Which sauce is best: vegetable based, meat or seafood pasta dishes. Short pasta recipes include Rigatoni pasta alla Norma, Fusilli pasta with cherry tomatoes and basil, Garganelli pasta with pumpkin and sage and Rigatoni pasta with Italian sausage ragù. It is also ideal for Pasta al forno (pasta bake) dishes and pasta salads.
• ‘Paste piatte e larghe’ (meaning flat and wide pasta) such as fettucine, lasagne, pappardelle and tagliatelle
Which sauce is best: a luxurious and fulfilling sauce. This type of pasta is well suited to dishes ‘al sugo’ (with a meaty sauce). Flat and wide pasta recipes include Pappardelle with slow cooked beef and porcini ragù, Pappardelle with authentic Bolognese sauce and Traditional meat lasagne.

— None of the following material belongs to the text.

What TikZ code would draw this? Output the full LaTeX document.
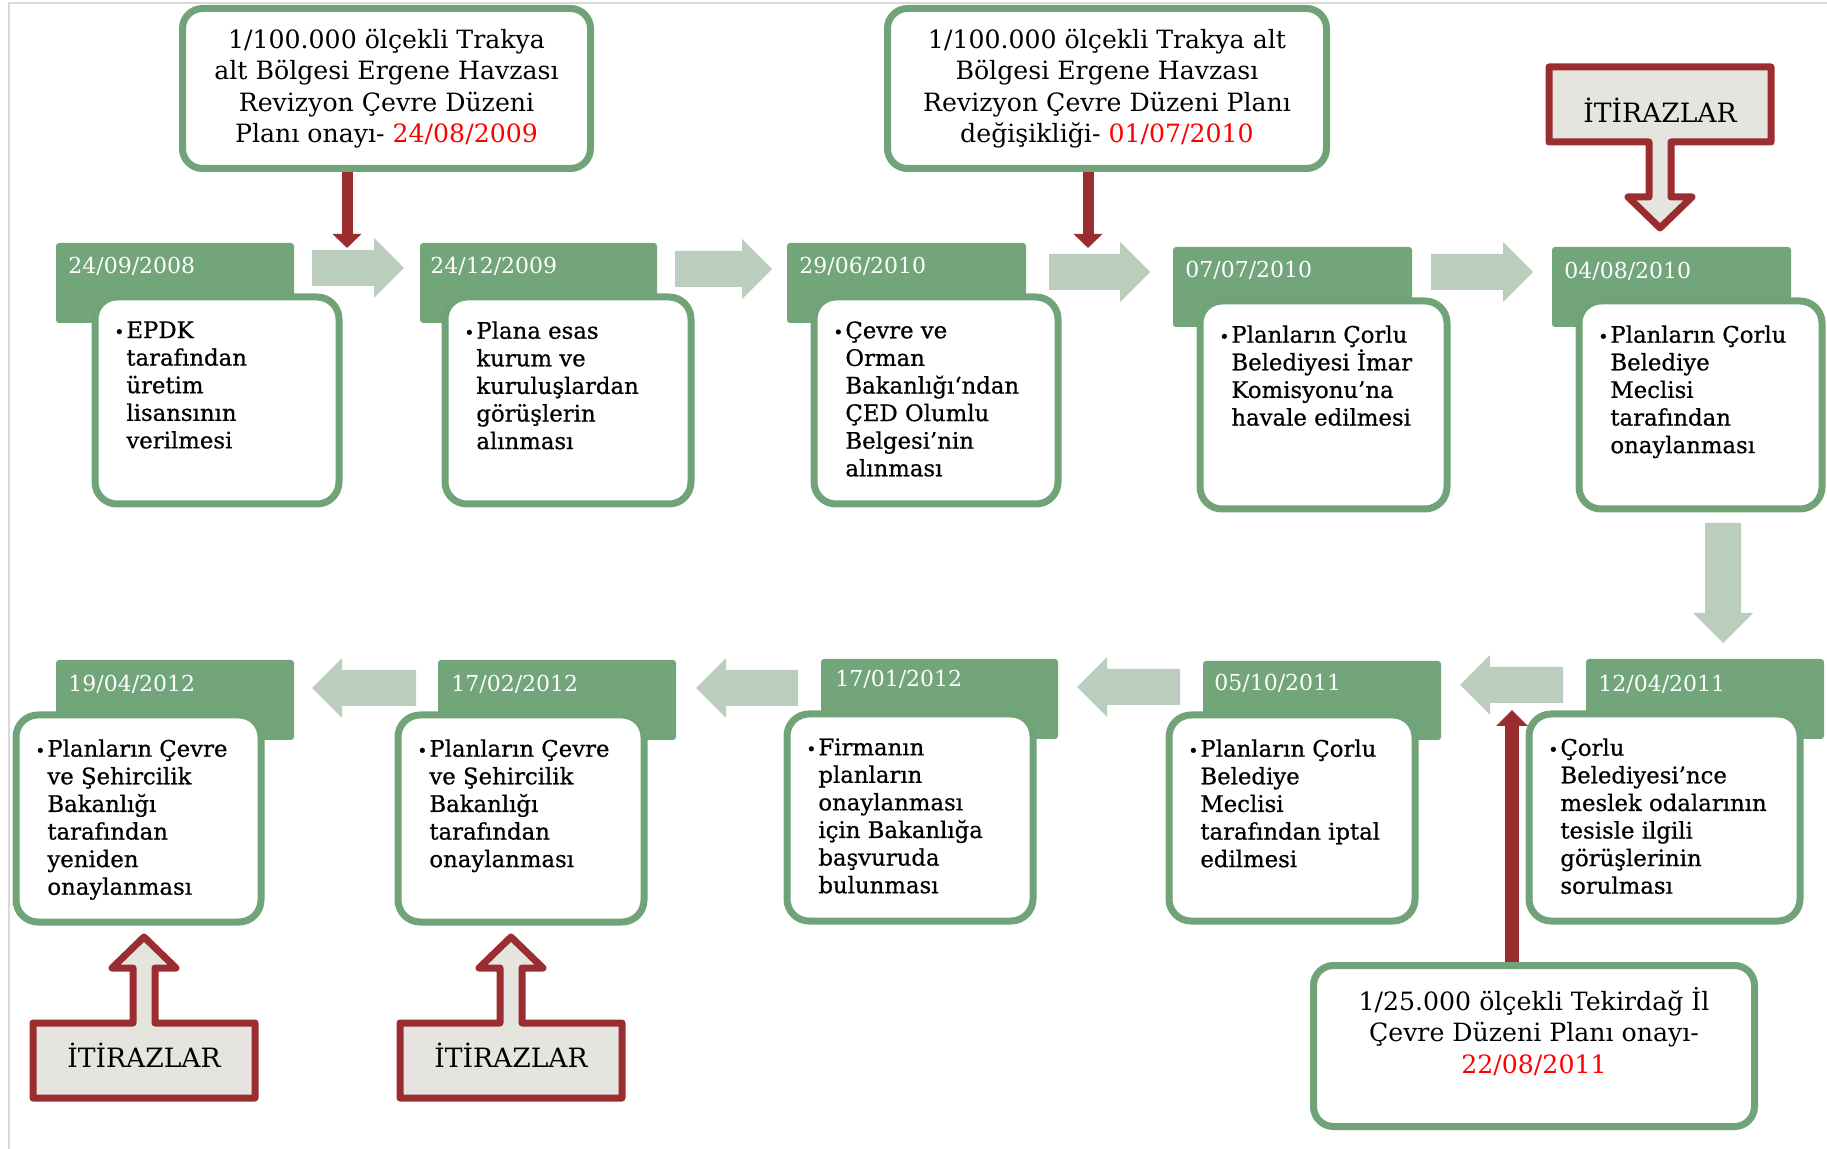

• ‘Paste rigate’ (meaning grooved pasta) such as penne rigate, rigatoni rigate and pipe rigate)
Which sauce is best: saucy pasta dishes as the ridges help a thicker sauce to cling to the pasta. Grooved pasta recipes include Penne pasta ‘al pomodoro’ (with Italian tomato sauce) and Rigatoni pasta alla norma.
• ‘Paste liscie’ (meaning smooth pasta) such as penne, farfalle and maccheroni.
Which sauce is best: This pasta shape holds sauces very well making it the perfect shape for creamy or seafood pastas. Not only is this the perfect pasta shape for sauces made from cream, milk and cheese, but they are also good for vegetable pasta dishes or for cold pasta salads. Smooth pasta recipes include Maccheroni pasta al formaggino (Italian mac and cheese) and Farfalle pasta with zucchini and baby shimp.
• ‘Conchiglie or Orecchiette’ (meaning shell or ear shaped pasta)
Which sauce is best: Their cup-like shape helps to scoop up tomato-based or vegetable sauces. Orecchiette are the classic choice for broccoli and rape recipes. Shell or ear shaped pasta recipes include Orecchiette pasta with broccoli, Italian pork sausage and chilli and Orecchiette pasta with ‘cime di rapa’ (broccoli rabe) and pancetta.
• ‘Pastina’ (meaning small pasta) such as ditali, anelli, farfalline, risoni and filini.
Which sauce is best: Mainly used in ‘brodo’ (soups). Great pastina recipes include Lentil soup, Beef soup with polpettine (small meatballs) and Anelli pasta and Healthy Minestrone soup.
• ‘Paste ripiene’ (meaning pasta with filling) such as agnolotti, cannelloni, conchiglioni, ravioli and tortellini.
Which sauce is best: When made fresh, these are more technical pasta dish. The filling could be meat, vegetable, fish or cheese based – and all which taste amazing. Popular fillings including mushroom and dried porcini, pumpkin and sage, and spinach and ricotta. Sauces vary from a burnt butter sauce and granting of Parmigiano Reggiano cheese to rich ragù but all combinations equate to a really sophisticated dish. Filled pasta recipes include Ricotta and basil cannelloni, Ravioli filled with pumpkin and sage, Ravioli filled with spinach and ricotta and Conchiglioni (large pasta shells) filled with ricotta.
While the sauce is very important in pasta, a sprinkling of fresh herbs and/or cheese compliments the flavours and really elevates your pasta to another level. Many people make the mistake of cooking the pasta with the herbs however all the fragrance is lost with the cooking. Popular herbs include flat-leaf parsley, basil and mint and depend on the pasta dish.
Many pasta dishes benefit from a fresh grating of Parmigiano Reggiano, Grana Padano or Aged Pecorino cheese on top. Not all pastas are enriched with the addition of cheese, however. As a general rule, pasta dishes that contain fish or seafood should not be served with a grating of cheese.
Thanks for reading this blog on tips to make the perfect pasta!